_Problem details_. Repeat exactly, and only, the lines from the one that contains "Write the matplotlib code for this chart." to the one that contains "plt.rcParams['font.family'] = ['Lato', 'DejaVu", both ends included. Omit every picture.

_Material shown_.

###

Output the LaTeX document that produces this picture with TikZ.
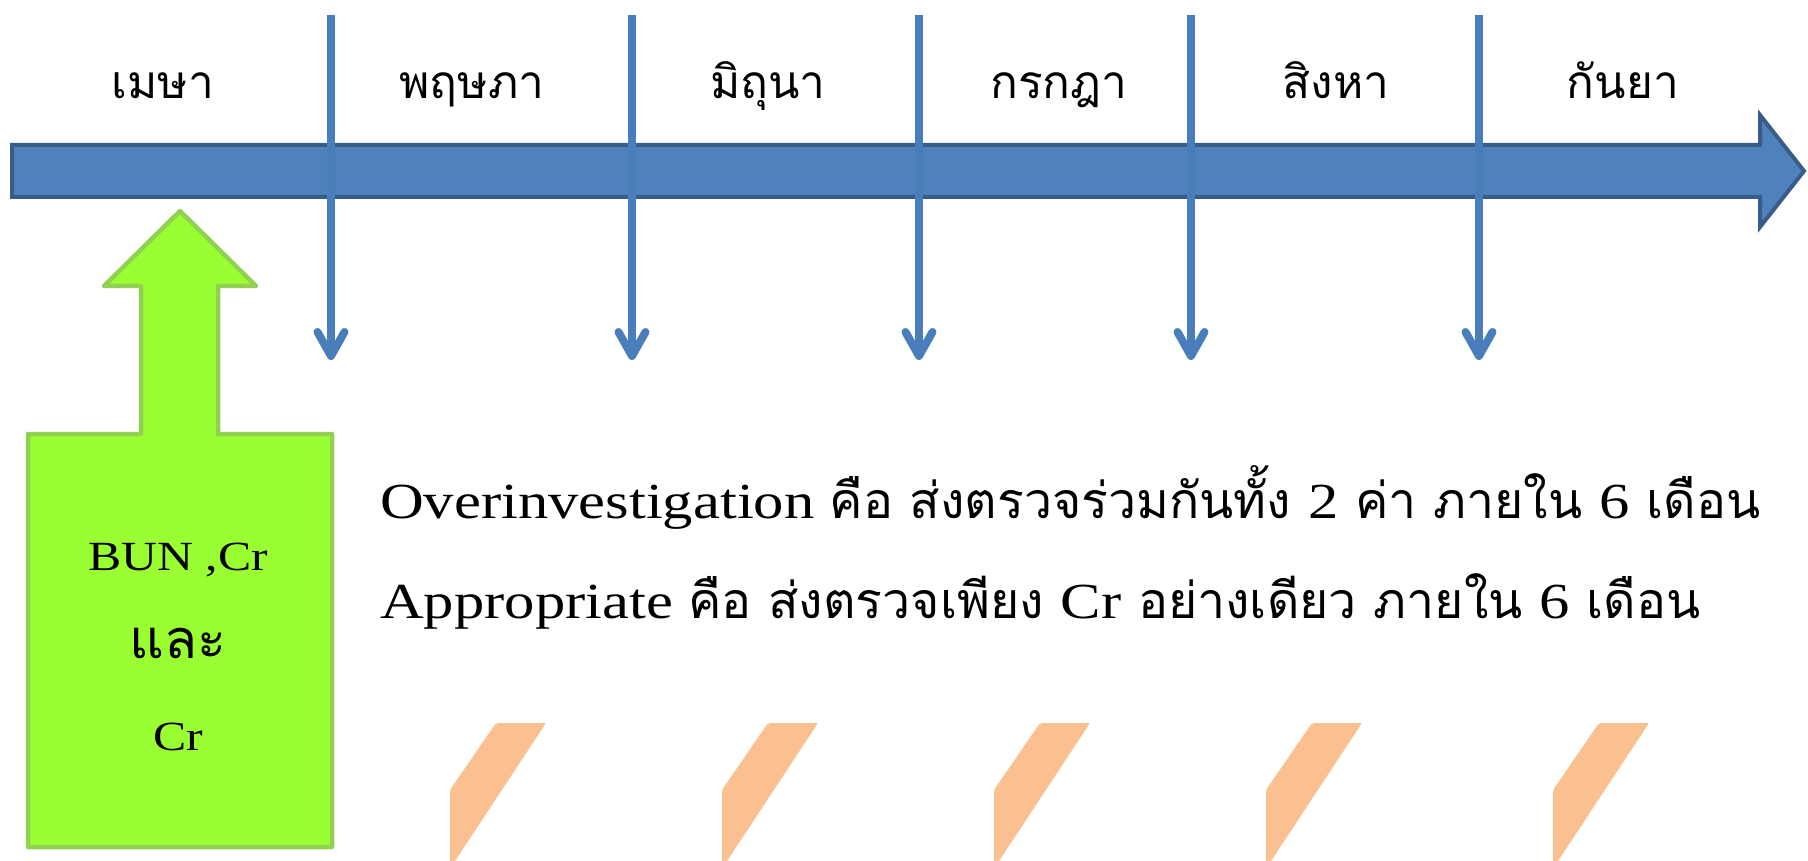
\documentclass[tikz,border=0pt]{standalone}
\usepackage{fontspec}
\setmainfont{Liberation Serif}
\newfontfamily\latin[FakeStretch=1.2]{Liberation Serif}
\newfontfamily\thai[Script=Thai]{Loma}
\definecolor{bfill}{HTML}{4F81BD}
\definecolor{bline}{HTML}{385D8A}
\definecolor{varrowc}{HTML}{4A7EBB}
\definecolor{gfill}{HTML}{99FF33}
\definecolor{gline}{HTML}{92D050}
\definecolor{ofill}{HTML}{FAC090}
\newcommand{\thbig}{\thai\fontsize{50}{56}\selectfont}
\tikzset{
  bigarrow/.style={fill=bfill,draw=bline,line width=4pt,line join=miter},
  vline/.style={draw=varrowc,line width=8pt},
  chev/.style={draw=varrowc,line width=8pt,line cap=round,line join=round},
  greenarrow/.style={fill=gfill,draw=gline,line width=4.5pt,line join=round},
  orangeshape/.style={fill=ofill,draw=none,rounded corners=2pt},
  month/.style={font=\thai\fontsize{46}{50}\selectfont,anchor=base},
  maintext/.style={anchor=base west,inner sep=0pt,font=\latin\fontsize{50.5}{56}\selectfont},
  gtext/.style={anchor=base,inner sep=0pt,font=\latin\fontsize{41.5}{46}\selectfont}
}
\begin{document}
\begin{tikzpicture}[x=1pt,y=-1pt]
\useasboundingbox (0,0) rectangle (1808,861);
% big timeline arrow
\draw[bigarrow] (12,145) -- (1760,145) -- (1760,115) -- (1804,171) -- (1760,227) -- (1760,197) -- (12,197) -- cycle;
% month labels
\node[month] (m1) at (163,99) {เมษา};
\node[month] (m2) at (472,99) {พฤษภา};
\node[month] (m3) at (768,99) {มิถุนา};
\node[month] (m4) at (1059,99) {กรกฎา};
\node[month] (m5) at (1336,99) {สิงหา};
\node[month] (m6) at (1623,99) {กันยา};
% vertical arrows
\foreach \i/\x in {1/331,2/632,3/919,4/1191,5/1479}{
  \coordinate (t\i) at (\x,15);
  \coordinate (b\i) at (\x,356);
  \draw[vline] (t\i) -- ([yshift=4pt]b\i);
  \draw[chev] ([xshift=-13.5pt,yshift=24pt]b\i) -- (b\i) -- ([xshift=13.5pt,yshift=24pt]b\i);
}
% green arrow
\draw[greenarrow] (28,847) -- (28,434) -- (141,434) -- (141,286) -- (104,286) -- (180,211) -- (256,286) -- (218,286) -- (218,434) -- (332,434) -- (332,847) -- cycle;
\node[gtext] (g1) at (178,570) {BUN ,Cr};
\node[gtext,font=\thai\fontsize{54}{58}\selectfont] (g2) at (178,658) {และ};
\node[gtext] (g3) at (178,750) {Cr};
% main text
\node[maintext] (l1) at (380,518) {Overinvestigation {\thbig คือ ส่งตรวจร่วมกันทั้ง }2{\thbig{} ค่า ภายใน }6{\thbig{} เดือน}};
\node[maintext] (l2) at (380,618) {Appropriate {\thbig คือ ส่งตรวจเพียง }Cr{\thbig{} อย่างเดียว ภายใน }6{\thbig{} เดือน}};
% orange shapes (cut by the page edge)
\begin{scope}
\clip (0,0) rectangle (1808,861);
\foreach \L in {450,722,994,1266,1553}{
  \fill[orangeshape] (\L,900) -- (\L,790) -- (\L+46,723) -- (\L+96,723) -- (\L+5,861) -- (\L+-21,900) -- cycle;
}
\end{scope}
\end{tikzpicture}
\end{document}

###

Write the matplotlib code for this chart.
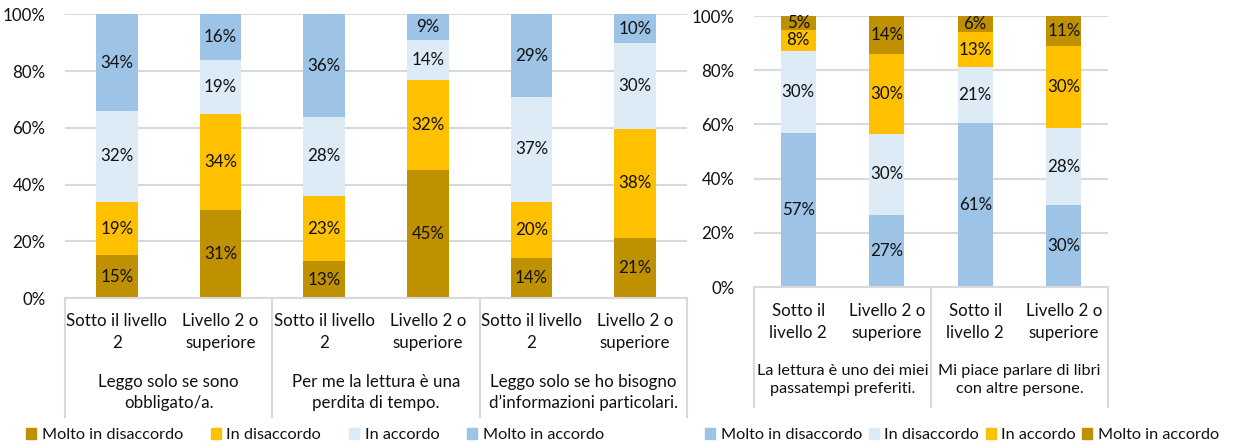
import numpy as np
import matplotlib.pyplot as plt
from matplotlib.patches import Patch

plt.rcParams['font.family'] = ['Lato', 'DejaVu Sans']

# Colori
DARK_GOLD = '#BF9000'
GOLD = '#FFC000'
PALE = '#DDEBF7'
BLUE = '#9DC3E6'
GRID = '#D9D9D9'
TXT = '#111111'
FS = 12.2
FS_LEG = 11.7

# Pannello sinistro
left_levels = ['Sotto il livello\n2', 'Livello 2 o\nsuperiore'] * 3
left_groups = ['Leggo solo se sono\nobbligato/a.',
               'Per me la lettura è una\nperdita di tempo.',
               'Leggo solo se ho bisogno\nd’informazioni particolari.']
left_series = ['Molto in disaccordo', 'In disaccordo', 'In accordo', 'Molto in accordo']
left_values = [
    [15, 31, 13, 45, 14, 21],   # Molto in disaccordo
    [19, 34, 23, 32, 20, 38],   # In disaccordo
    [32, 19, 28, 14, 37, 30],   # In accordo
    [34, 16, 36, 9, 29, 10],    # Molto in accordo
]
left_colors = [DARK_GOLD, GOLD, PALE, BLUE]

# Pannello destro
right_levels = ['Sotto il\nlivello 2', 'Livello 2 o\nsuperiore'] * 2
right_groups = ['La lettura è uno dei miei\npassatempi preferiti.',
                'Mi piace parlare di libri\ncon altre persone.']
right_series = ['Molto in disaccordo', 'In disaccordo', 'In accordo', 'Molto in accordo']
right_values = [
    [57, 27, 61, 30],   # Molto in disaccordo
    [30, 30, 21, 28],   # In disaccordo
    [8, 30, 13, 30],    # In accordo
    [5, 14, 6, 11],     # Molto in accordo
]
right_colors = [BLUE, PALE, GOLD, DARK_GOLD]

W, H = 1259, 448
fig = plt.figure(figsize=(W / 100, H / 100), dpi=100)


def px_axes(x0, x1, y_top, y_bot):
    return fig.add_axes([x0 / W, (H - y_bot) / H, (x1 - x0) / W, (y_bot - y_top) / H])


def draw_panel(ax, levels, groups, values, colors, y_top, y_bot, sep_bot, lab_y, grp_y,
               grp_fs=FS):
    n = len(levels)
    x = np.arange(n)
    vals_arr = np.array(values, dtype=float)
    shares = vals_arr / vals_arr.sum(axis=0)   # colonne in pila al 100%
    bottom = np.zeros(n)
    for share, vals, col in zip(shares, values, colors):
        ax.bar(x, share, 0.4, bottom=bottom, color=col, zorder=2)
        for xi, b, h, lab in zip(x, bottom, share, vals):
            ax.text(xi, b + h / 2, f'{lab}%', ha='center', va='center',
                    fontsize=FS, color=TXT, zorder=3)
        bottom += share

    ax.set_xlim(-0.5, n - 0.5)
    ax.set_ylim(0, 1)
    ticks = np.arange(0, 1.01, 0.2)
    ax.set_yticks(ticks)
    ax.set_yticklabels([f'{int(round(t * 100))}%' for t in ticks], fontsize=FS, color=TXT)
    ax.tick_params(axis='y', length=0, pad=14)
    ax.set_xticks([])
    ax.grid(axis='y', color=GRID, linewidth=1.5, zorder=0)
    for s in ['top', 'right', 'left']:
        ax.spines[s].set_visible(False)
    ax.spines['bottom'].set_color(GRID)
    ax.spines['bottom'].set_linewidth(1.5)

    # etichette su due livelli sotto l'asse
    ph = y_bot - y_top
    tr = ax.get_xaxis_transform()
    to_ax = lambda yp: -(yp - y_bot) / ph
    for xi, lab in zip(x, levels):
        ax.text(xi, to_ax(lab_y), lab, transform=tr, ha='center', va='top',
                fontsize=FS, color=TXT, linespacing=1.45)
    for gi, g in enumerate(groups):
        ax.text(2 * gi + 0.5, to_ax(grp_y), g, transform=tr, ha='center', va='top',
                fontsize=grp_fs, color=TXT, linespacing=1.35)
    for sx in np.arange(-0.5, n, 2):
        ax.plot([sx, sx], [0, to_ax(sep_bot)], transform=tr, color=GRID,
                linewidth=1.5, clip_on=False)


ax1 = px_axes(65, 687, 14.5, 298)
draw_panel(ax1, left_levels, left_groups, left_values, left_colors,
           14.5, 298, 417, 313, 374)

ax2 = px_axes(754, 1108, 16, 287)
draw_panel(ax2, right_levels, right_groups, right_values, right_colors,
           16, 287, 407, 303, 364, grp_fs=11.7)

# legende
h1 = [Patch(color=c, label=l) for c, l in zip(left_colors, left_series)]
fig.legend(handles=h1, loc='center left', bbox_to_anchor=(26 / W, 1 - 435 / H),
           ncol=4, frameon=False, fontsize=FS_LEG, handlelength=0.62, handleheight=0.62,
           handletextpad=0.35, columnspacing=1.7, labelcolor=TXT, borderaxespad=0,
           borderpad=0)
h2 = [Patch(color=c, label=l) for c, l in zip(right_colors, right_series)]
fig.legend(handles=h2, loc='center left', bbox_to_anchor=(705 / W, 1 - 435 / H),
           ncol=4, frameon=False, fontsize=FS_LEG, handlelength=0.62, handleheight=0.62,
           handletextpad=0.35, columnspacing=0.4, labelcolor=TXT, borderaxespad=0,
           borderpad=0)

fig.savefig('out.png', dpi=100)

###

_Response to this task_.
Write the matplotlib code for this chart.
import numpy as np
import matplotlib.pyplot as plt
from matplotlib.patches import Patch

plt.rcParams['font.family'] = ['Lato', 'DejaVu Sans']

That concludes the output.